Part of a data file
——

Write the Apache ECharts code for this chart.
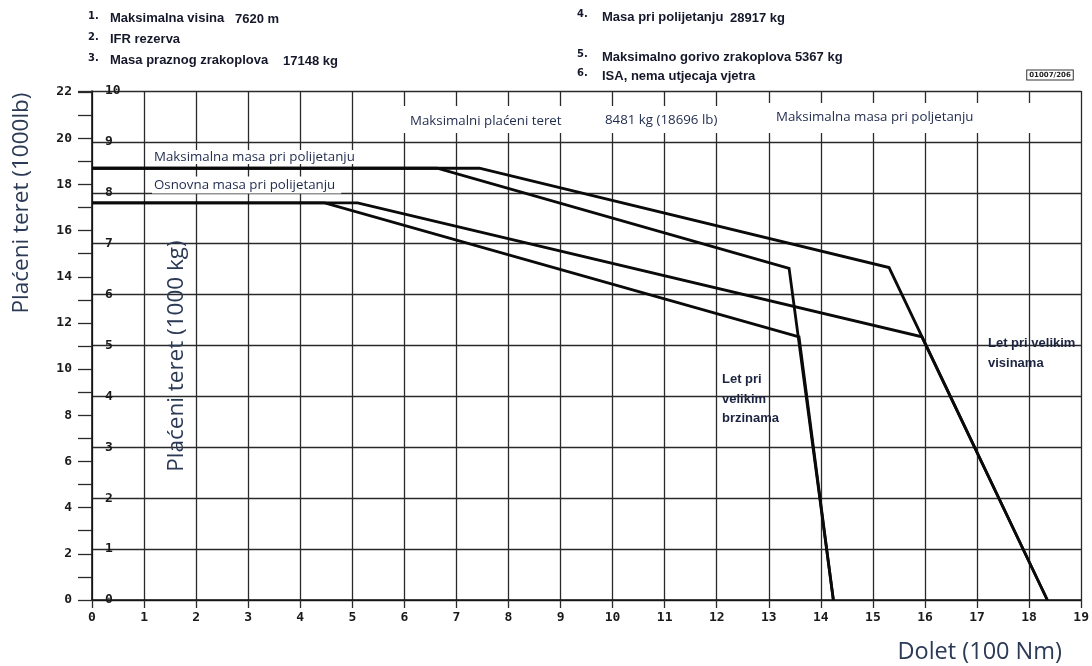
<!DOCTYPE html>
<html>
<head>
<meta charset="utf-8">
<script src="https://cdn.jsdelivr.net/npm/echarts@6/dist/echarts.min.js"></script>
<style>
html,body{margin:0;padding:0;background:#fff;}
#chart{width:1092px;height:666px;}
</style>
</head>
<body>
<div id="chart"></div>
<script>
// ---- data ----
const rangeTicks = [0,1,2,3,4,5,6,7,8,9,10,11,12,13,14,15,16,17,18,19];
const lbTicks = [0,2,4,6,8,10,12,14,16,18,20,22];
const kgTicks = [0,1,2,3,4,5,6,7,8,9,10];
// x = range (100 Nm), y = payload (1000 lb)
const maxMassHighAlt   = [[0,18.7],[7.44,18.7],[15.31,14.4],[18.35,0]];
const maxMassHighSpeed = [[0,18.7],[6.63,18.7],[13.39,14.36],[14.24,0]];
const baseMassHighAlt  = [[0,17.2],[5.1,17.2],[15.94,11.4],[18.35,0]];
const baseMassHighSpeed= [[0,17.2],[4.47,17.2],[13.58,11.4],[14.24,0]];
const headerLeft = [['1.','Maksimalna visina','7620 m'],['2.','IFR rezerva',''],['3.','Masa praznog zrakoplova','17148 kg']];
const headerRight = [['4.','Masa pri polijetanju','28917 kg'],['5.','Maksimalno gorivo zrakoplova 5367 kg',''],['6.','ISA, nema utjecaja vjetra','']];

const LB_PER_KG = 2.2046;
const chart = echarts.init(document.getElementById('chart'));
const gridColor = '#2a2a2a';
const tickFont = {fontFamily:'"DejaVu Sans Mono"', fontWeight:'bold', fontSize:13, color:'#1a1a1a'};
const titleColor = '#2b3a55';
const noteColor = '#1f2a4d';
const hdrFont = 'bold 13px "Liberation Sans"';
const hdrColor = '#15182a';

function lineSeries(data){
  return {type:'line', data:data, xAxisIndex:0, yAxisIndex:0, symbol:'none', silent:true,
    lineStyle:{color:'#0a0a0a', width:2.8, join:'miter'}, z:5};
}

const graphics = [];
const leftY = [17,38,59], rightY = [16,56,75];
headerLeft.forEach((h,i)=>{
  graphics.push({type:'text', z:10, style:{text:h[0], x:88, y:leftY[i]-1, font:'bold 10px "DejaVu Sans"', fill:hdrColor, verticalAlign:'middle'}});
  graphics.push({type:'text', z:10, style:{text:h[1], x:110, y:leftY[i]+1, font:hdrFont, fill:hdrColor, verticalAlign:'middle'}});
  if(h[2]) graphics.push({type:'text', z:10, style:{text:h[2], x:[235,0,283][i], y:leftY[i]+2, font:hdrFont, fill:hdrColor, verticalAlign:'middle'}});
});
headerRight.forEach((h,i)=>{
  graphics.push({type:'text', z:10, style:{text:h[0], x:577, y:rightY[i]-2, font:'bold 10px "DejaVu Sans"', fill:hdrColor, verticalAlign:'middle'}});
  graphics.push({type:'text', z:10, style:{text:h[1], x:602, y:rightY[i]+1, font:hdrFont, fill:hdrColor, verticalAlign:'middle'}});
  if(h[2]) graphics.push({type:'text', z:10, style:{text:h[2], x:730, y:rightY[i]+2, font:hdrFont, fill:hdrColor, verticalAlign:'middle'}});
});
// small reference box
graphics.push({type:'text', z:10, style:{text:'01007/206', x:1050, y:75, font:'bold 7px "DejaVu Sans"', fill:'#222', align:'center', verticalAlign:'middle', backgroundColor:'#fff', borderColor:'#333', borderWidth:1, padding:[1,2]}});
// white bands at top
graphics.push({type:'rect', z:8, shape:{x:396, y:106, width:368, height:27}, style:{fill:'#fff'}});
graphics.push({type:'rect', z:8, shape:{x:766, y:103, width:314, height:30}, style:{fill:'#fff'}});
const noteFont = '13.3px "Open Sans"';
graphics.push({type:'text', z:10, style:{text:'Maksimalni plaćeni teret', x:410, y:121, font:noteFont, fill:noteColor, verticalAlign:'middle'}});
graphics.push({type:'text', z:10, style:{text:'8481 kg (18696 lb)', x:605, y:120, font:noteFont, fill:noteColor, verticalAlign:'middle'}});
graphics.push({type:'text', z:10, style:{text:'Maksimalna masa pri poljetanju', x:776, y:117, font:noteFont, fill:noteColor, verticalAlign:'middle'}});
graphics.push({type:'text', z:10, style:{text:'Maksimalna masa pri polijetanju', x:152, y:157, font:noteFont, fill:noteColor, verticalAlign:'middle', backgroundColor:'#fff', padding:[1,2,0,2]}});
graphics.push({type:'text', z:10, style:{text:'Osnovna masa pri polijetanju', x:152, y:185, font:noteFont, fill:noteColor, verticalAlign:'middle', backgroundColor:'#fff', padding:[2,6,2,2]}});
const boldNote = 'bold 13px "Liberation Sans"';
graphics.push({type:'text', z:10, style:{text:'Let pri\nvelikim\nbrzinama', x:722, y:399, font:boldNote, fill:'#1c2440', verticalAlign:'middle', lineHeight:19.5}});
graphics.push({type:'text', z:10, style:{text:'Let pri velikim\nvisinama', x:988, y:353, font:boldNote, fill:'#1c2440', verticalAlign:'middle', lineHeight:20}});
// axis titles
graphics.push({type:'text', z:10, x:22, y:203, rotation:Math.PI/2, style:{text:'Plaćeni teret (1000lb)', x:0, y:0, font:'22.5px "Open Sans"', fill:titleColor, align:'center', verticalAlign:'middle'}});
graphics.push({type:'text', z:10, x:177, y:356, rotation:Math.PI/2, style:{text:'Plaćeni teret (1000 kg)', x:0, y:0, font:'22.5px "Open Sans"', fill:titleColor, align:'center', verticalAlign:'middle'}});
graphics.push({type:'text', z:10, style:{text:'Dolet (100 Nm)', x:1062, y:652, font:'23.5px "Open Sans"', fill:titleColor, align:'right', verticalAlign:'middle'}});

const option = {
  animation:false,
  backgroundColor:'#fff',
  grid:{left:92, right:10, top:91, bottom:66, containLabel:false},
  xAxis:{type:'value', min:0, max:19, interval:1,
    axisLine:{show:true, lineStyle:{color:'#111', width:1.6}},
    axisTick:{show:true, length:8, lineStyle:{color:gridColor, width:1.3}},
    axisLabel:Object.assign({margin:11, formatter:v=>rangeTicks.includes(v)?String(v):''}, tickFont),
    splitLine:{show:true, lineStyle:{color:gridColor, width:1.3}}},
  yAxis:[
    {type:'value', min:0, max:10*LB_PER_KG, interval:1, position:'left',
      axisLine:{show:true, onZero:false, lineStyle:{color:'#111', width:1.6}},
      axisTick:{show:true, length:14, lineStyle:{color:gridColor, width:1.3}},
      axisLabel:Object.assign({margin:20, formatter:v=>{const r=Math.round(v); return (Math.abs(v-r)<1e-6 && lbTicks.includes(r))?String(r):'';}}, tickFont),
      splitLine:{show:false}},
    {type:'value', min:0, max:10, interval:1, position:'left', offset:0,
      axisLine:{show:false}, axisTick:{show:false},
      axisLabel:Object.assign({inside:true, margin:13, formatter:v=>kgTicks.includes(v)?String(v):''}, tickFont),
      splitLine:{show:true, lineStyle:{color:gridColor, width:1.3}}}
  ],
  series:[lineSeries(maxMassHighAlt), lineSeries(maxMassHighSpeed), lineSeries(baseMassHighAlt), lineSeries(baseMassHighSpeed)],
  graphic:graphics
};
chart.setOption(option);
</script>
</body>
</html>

——

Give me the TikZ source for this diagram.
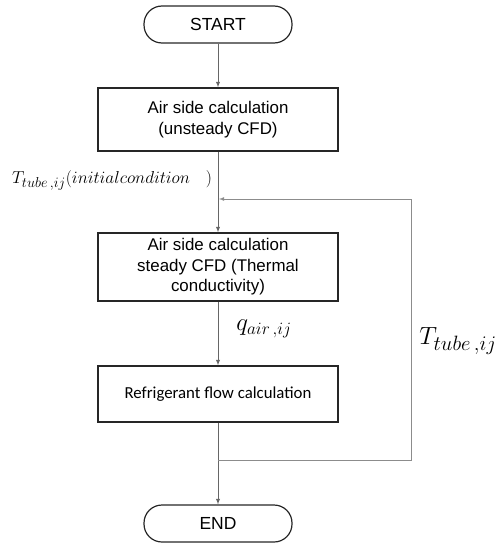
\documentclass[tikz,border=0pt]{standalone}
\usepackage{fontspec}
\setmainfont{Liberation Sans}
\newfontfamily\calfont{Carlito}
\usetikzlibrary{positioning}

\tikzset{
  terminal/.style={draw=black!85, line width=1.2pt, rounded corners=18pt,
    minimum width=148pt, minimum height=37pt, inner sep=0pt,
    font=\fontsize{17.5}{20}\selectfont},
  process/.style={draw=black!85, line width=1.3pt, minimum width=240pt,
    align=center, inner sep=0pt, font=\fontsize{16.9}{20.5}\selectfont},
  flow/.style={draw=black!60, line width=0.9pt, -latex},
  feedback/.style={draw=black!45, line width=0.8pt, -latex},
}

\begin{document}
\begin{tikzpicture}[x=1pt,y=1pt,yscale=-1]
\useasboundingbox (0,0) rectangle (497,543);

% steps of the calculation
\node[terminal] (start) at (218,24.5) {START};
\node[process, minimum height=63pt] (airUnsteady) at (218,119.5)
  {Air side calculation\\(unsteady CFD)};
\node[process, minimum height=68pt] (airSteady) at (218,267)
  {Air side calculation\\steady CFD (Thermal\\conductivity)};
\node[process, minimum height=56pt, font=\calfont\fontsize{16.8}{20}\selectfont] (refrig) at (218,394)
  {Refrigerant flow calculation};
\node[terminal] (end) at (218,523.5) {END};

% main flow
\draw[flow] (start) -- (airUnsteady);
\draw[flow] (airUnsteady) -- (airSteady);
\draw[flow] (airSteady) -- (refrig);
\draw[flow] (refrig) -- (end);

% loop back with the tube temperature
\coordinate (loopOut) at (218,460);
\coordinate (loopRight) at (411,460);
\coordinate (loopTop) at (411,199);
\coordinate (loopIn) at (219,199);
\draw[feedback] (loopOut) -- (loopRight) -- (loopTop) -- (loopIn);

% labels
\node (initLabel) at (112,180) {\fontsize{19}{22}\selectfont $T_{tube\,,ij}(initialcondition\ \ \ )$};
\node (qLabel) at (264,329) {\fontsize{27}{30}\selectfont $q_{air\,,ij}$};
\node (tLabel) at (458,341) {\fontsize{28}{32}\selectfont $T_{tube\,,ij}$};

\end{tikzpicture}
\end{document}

——

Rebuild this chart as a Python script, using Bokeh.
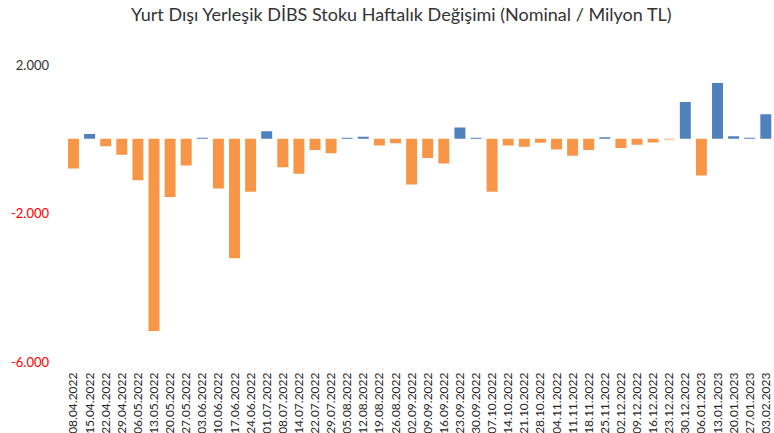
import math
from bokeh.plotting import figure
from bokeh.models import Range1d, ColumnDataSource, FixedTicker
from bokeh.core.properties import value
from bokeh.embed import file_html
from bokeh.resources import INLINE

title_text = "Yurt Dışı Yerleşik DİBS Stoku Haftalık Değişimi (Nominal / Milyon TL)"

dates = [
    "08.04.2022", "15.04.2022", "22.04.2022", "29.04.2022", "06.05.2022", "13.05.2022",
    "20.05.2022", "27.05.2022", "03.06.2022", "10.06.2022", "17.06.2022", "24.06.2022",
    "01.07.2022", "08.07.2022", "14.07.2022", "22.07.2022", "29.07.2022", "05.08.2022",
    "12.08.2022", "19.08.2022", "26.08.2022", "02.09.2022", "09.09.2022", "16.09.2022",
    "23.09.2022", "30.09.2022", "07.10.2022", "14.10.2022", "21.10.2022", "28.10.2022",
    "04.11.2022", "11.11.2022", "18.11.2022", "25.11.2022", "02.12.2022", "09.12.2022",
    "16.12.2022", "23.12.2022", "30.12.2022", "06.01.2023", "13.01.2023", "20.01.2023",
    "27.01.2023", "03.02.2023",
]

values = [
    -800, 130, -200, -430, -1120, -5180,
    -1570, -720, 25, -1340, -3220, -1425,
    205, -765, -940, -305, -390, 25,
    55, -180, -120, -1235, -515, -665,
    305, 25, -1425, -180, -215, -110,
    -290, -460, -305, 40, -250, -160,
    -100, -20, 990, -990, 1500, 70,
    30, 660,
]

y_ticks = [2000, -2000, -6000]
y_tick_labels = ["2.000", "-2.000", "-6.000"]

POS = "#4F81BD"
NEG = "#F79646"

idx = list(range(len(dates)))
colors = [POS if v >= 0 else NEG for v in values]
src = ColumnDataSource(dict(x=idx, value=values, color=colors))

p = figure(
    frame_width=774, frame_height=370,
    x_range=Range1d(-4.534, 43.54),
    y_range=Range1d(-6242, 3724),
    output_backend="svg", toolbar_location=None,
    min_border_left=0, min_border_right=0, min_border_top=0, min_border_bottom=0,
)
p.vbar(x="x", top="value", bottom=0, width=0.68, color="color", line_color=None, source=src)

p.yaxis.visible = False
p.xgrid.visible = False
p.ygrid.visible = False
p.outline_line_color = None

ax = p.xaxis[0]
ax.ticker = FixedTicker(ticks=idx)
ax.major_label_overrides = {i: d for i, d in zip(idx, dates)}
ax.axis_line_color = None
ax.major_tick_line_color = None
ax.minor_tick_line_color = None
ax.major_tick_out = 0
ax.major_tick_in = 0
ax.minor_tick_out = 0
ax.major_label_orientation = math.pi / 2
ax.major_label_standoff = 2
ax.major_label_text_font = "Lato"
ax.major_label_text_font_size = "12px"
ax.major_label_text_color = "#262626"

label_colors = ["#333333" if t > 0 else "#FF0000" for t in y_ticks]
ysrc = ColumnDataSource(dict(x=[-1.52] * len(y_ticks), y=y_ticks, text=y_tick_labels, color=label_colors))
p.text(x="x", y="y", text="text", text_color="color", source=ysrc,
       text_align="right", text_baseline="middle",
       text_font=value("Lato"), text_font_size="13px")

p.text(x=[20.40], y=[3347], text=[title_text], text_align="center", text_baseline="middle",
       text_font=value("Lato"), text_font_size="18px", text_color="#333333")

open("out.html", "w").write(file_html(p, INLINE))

——

Problem description:
Both the line with "Write the Apache ECharts code for this chart." and the line with "const headerRight = [['4.','Masa" are included: reproduce them and every line between, exactly, with pictures omitted.

Written response:
Write the Apache ECharts code for this chart.
<!DOCTYPE html>
<html>
<head>
<meta charset="utf-8">
<script src="https://cdn.jsdelivr.net/npm/echarts@6/dist/echarts.min.js"></script>
<style>
html,body{margin:0;padding:0;background:#fff;}
#chart{width:1092px;height:666px;}
</style>
</head>
<body>
<div id="chart"></div>
<script>
// ---- data ----
const rangeTicks = [0,1,2,3,4,5,6,7,8,9,10,11,12,13,14,15,16,17,18,19];
const lbTicks = [0,2,4,6,8,10,12,14,16,18,20,22];
const kgTicks = [0,1,2,3,4,5,6,7,8,9,10];
// x = range (100 Nm), y = payload (1000 lb)
const maxMassHighAlt   = [[0,18.7],[7.44,18.7],[15.31,14.4],[18.35,0]];
const maxMassHighSpeed = [[0,18.7],[6.63,18.7],[13.39,14.36],[14.24,0]];
const baseMassHighAlt  = [[0,17.2],[5.1,17.2],[15.94,11.4],[18.35,0]];
const baseMassHighSpeed= [[0,17.2],[4.47,17.2],[13.58,11.4],[14.24,0]];
const headerLeft = [['1.','Maksimalna visina','7620 m'],['2.','IFR rezerva',''],['3.','Masa praznog zrakoplova','17148 kg']];
const headerRight = [['4.','Masa pri polijetanju','28917 kg'],['5.','Maksimalno gorivo zrakoplova 5367 kg',''],['6.','ISA, nema utjecaja vjetra','']];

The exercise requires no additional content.